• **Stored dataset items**
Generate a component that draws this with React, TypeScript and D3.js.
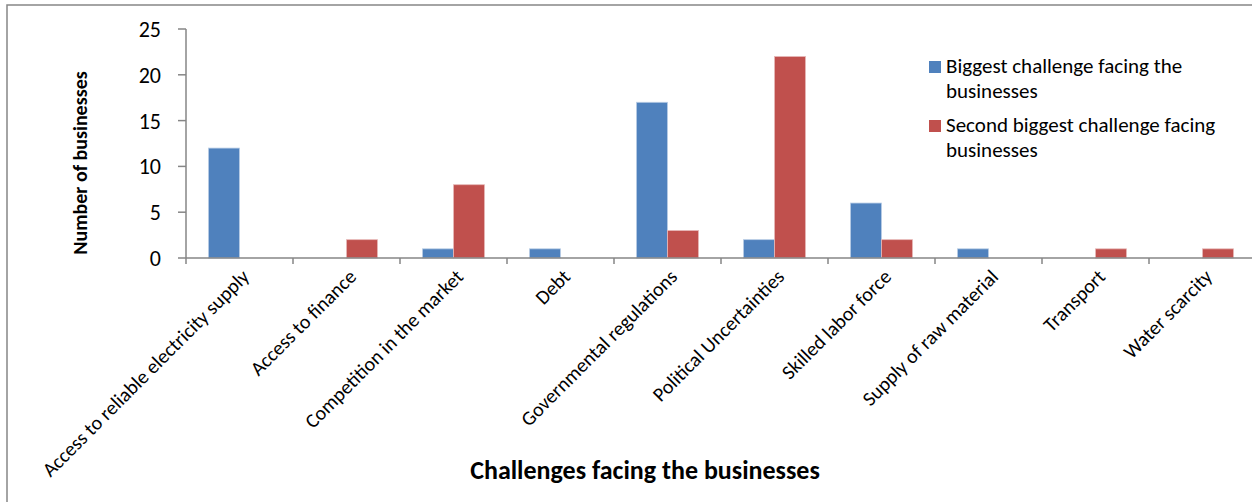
import React from "react";
import * as d3 from "d3";

const categories = [
  "Access to reliable electricity supply",
  "Access to finance",
  "Competition in the market",
  "Debt",
  "Governmental regulations",
  "Political Uncertainties",
  "Skilled labor force",
  "Supply of raw material",
  "Transport",
  "Water scarcity",
];
const biggest = [12, 0, 1, 1, 17, 2, 6, 1, 0, 0];
const secondBiggest = [0, 2, 8, 0, 3, 22, 2, 0, 1, 1];
const yTicks = [0, 5, 10, 15, 20, 25];
const seriesNames = [
  ["Biggest challenge facing the", "businesses"],
  ["Second biggest challenge facing", "businesses"],
];
const colors = ["#4F81BD", "#C0504D"];
const strokes = ["#B9CDE5", "#E6B9B8"];

const W = 1252;
const H = 502;
const FONT = "Carlito, Calibri, Lato, sans-serif";

export default function App() {
  const x = d3.scaleBand<string>().domain(categories).range([186, 1256]).padding(0);
  const y = d3.scaleLinear().domain([0, 25]).range([258, 29]);
  const step = x.step();
  const bw = step * 0.29;
  const axisColor = "#868686";

  return (
    <div style={{ position: "absolute", left: 0, top: 0, width: W, height: H, overflow: "hidden" }}>
      <svg width={W} height={H} style={{ display: "block", fontFamily: FONT }}>
        <rect x={0} y={0} width={W} height={H} fill="#fff" />
        <rect x={7} y={5} width={1300} height={540} fill="none" stroke={axisColor} strokeWidth={1.5} />

        {/* y axis */}
        <line x1={186} x2={186} y1={y(25)} y2={y(0)} stroke={axisColor} strokeWidth={1.5} />
        {yTicks.map((t) => (
          <g key={t}>
            <line x1={178} x2={186} y1={y(t)} y2={y(t)} stroke={axisColor} strokeWidth={1.5} />
            <text x={161} y={y(t)} dy="0.36em" textAnchor="end" fontSize={22} fill="#000">
              {t}
            </text>
          </g>
        ))}

        {/* bars */}
        {categories.map((c, i) => {
          const cx = (x(c) as number) + step / 2;
          return (
            <g key={c}>
              {[biggest[i], secondBiggest[i]].map((v, s) =>
                v > 0 ? (
                  <rect
                    key={s}
                    x={s === 0 ? cx - bw : cx}
                    y={y(v)}
                    width={bw}
                    height={y(0) - y(v)}
                    fill={colors[s]}
                    stroke={strokes[s]}
                    strokeWidth={0.8}
                  />
                ) : null
              )}
            </g>
          );
        })}

        {/* x axis */}
        <line x1={186} x2={1256} y1={y(0)} y2={y(0)} stroke={axisColor} strokeWidth={1.5} />
        {categories.map((c) => (
          <line
            key={"t" + c}
            x1={x(c) as number}
            x2={x(c) as number}
            y1={y(0)}
            y2={y(0) + 6}
            stroke={axisColor}
            strokeWidth={1.5}
          />
        ))}
        {categories.map((c) => {
          const cx = (x(c) as number) + step / 2 + 6;
          return (
            <text
              key={"l" + c}
              transform={`translate(${cx},${273}) rotate(-45)`}
              textAnchor="end"
              dy="0.35em"
              fontSize={20}
              fill="#000"
            >
              {c}
            </text>
          );
        })}

        {/* axis titles */}
        <text
          transform="translate(87,163) rotate(-90)"
          textAnchor="middle"
          fontSize={20}
          fontWeight="bold"
          fill="#000"
        >
          Number of businesses
        </text>
        <text x={645} y={479} textAnchor="middle" fontSize={26} fontWeight="bold" fill="#000">
          Challenges facing the businesses
        </text>

        {/* legend */}
        {seriesNames.map((lines, s) => (
          <g key={s} transform={`translate(929,${61 + s * 59})`}>
            <rect x={0} y={0} width={12} height={12} fill={colors[s]} />
            {lines.map((ln, j) => (
              <text key={j} x={17} y={12 + j * 25} fontSize={21} fill="#000">
                {ln}
              </text>
            ))}
          </g>
        ))}
      </svg>
    </div>
  );
}
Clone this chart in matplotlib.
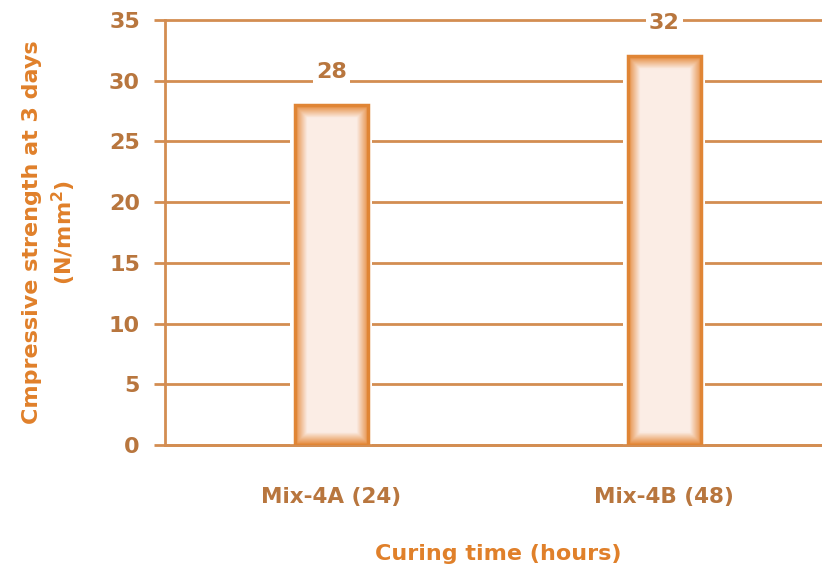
import numpy as np
import matplotlib
matplotlib.use('Agg')
import matplotlib.pyplot as plt

categories = ['Mix-4A (24)', 'Mix-4B (48)']
strength = [28, 32]
y_ticks = [0, 5, 10, 15, 20, 25, 30, 35]

TEXT = '#b8763e'
TITLE = '#e0802a'
LINE = '#d38d52'
EDGE = '#e08535'

plt.rcParams['font.family'] = ['DejaVu Sans']

fig = plt.figure(figsize=(8.22, 5.76), dpi=100)
ax = fig.add_axes([0.2007, 0.2274, 0.81, 0.7378])

x = np.arange(len(categories))
bars = ax.bar(x, strength, width=0.22, color='none', edgecolor=EDGE, linewidth=2.5, zorder=4)

# soft gradient fill: orange at the edges fading to pale pink inside
n = 200
u = np.linspace(0, 1, n)
for b in bars:
    x0, y0 = b.get_x(), b.get_y()
    w, h = b.get_width(), b.get_height()
    px_w, px_h = 73.0, h * 12.14
    dx = np.minimum(u, 1 - u) * px_w
    dy = np.minimum(u, 1 - u) * px_h
    d = np.minimum(dx[None, :], dy[:, None])
    t = np.clip(d / 12.0, 0, 1)
    c0 = np.array([0.90, 0.55, 0.25])
    c1 = np.array([0.985, 0.93, 0.90])
    img = c0[None, None, :] * (1 - t[..., None]) + c1[None, None, :] * t[..., None]
    ax.imshow(img, extent=[x0, x0 + w, y0, y0 + h], aspect='auto', zorder=3,
              interpolation='bilinear')
    # white halo breaking the gridlines near the bar
    ax.bar(x0 + w / 2, h, width=w * 1.12, color='white', zorder=2)
    ax.annotate(str(int(h)), (x0 + w / 2, h), xytext=(0, 24), textcoords='offset points',
                ha='center', va='center', fontsize=16, fontweight='bold', color=TEXT,
                bbox=dict(boxstyle='square,pad=0.15', fc='white', ec='none'), zorder=5)

ax.set_xlim(-0.5, 1.5)
ax.set_ylim(0, 35)
ax.set_yticks(y_ticks)
ax.set_xticks(x)
ax.set_xticklabels(categories, fontsize=15.5, color=TEXT, fontweight='bold')
ax.tick_params(axis='y', labelsize=16, colors=TEXT, length=8, width=2, color=LINE, pad=10)
ax.tick_params(axis='x', length=0, pad=30)
for lab in ax.get_yticklabels():
    lab.set_color(TEXT)
    lab.set_fontweight('bold')

ax.yaxis.grid(True, color=LINE, linewidth=2, zorder=1, clip_on=False)
ax.set_axisbelow(True)
for s in ['top', 'right']:
    ax.spines[s].set_visible(False)
ax.spines['left'].set_color(LINE)
ax.spines['left'].set_linewidth(2)
ax.spines['bottom'].set_color(LINE)
ax.spines['bottom'].set_linewidth(2)

ax.set_ylabel('Cmpressive strength at 3 days\n(N/mm$^\\mathbf{2}$)', fontsize=16,
              fontweight='bold', color=TITLE, linespacing=1.35)
ax.yaxis.set_label_coords(-0.131, 0.5)
ax.set_xlabel('Curing time (hours)', fontsize=16, fontweight='bold', color=TITLE, labelpad=27)

fig.savefig('out.png', dpi=100)
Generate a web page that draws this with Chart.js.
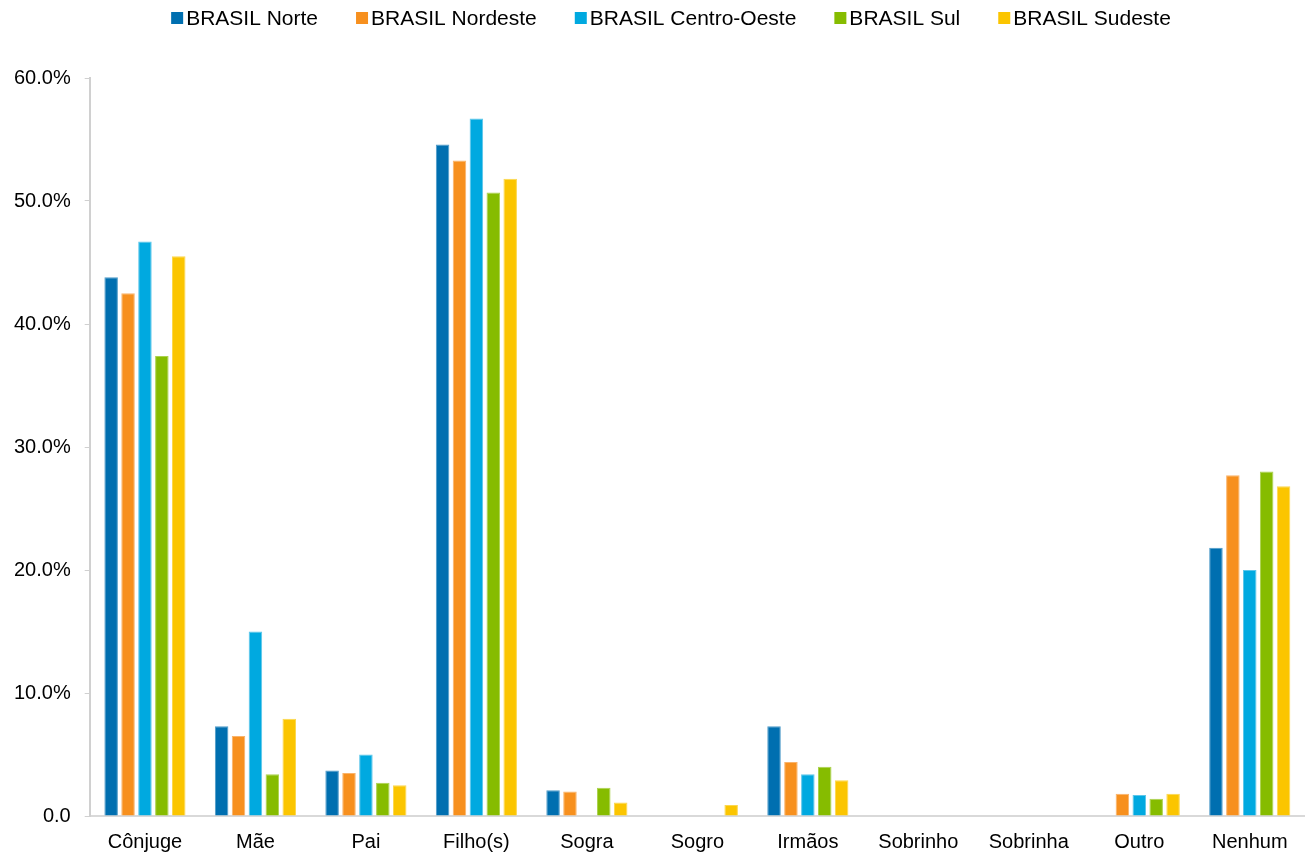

• **What is expected**
In the data above, please extract the lines from the first one through the line with "import * as", exactly, and keep pictures out.

• **Answer in full**
Generate a component that draws this with React, TypeScript and D3.js.
import React from "react";
import * as d3 from "d3";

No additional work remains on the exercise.